Copy out each line that has "picture" in it.

• **Collected material**
━━━━━━━━━━
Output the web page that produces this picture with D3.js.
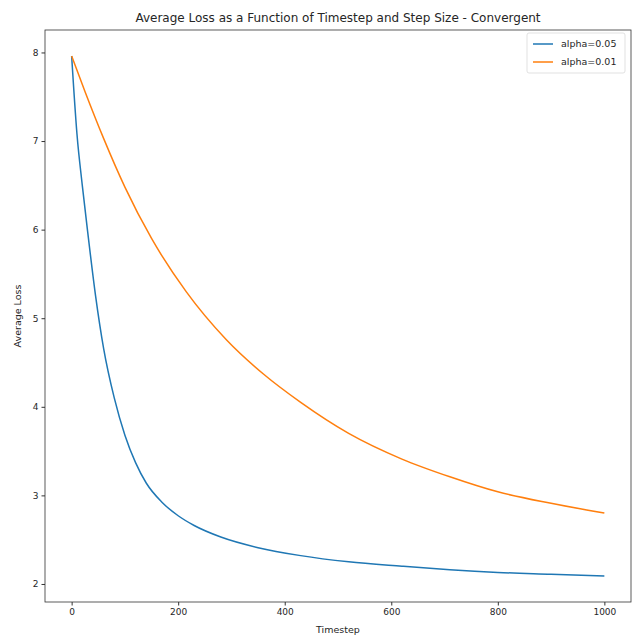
<!DOCTYPE html>
<html>
<head>
<meta charset="utf-8">
<script src="https://cdn.jsdelivr.net/npm/d3@7"></script>
<style>
  body { margin: 0; background: #fff; }
  text { font-family: "DejaVu Sans", sans-serif; fill: #262626; }
  .tick line { stroke: #333; }
  .domain { display: none; }
</style>
</head>
<body>
<div id="chart"></div>
<script>
// data
var timesteps = [0, 10, 20, 30, 45, 60, 80, 100, 120, 140, 170, 200, 230, 280, 350, 430, 520, 620, 710, 800, 900, 1000];
var lossFast  = [7.96, 7.08, 6.5, 5.98, 5.25, 4.66, 4.1, 3.68, 3.37, 3.14, 2.92, 2.77, 2.66, 2.53, 2.41, 2.32, 2.25, 2.2, 2.16, 2.13, 2.11, 2.09];
var stepsSlow = [0, 25, 60, 100, 150, 215, 290, 360, 430, 520, 620, 710, 800, 900, 1000];
var lossSlow  = [7.96, 7.56, 7.03, 6.48, 5.9, 5.3, 4.76, 4.37, 4.05, 3.7, 3.41, 3.21, 3.04, 2.91, 2.8];
var seriesNames = ["alpha=0.05", "alpha=0.01"];
var colors = ["#1f77b4", "#ff7f0e"];
var xTicks = [0, 200, 400, 600, 800, 1000];
var yTicks = [2, 3, 4, 5, 6, 7, 8];

var W = 634, H = 636;
var margin = {top: 30, right: 3, bottom: 34, left: 45},
    width = W - margin.left - margin.right,
    height = H - margin.top - margin.bottom;

var series = [
  timesteps.map(function(t, i) { return {t: t, v: lossFast[i]}; }),
  stepsSlow.map(function(t, i) { return {t: t, v: lossSlow[i]}; })
];

// matplotlib style 5% margins
var allV = lossFast.concat(lossSlow);
var vmin = d3.min(allV), vmax = d3.max(allV), pad = (vmax - vmin) * 0.05;

var x = d3.scaleLinear().domain([-50, 1050]).range([0, width]);
var y = d3.scaleLinear().domain([vmin - pad, vmax + pad]).range([height, 0]);

var svg = d3.select("#chart").append("svg")
  .attr("width", W).attr("height", H);

var g = svg.append("g")
  .attr("transform", "translate(" + margin.left + "," + margin.top + ")");

var line = d3.line()
  .x(function(d) { return x(d.t); })
  .y(function(d) { return y(d.v); })
  .curve(d3.curveMonotoneX);

series.forEach(function(s, i) {
  g.append("path")
    .datum(s)
    .attr("fill", "none")
    .attr("stroke", colors[i])
    .attr("stroke-width", 1.5)
    .attr("d", line);
});

// axes
g.append("g")
  .attr("transform", "translate(0," + height + ")")
  .call(d3.axisBottom(x).tickValues(xTicks).tickFormat(d3.format("d")).tickSize(3.5).tickPadding(3))
  .selectAll("text").style("font-size", "9px");

g.append("g")
  .call(d3.axisLeft(y).tickValues(yTicks).tickFormat(d3.format("d")).tickSize(3.5).tickPadding(3))
  .selectAll("text").style("font-size", "9px");

// frame
g.append("rect")
  .attr("width", width).attr("height", height)
  .attr("fill", "none").attr("stroke", "#333").attr("stroke-width", 0.8);

// title and labels
svg.append("text")
  .attr("x", margin.left + width / 2).attr("y", 22)
  .attr("text-anchor", "middle")
  .style("font-size", "12px")
  .text("Average Loss as a Function of Timestep and Step Size - Convergent");

svg.append("text")
  .attr("x", margin.left + width / 2).attr("y", 633)
  .attr("text-anchor", "middle")
  .style("font-size", "9.5px")
  .text("Timestep");

svg.append("text")
  .attr("transform", "translate(21," + (margin.top + height / 2) + ") rotate(-90)")
  .attr("text-anchor", "middle")
  .style("font-size", "9.5px")
  .text("Average Loss");

// legend
var leg = svg.append("g").attr("transform", "translate(527,33)");
leg.append("rect")
  .attr("width", 98).attr("height", 40).attr("rx", 2)
  .attr("fill", "#fff").attr("stroke", "#d9d9d9").attr("stroke-width", 0.8);
seriesNames.forEach(function(n, i) {
  var row = leg.append("g").attr("transform", "translate(0," + (11 + i * 18) + ")");
  row.append("line")
    .attr("x1", 6).attr("x2", 26)
    .attr("stroke", colors[i]).attr("stroke-width", 1.5);
  row.append("text")
    .attr("x", 34).attr("dy", "0.35em")
    .style("font-size", "9.5px")
    .text(n);
});
</script>
</body>
</html>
━━━━━━━━━━
• **Response for this exercise**
Output the web page that produces this picture with D3.js.

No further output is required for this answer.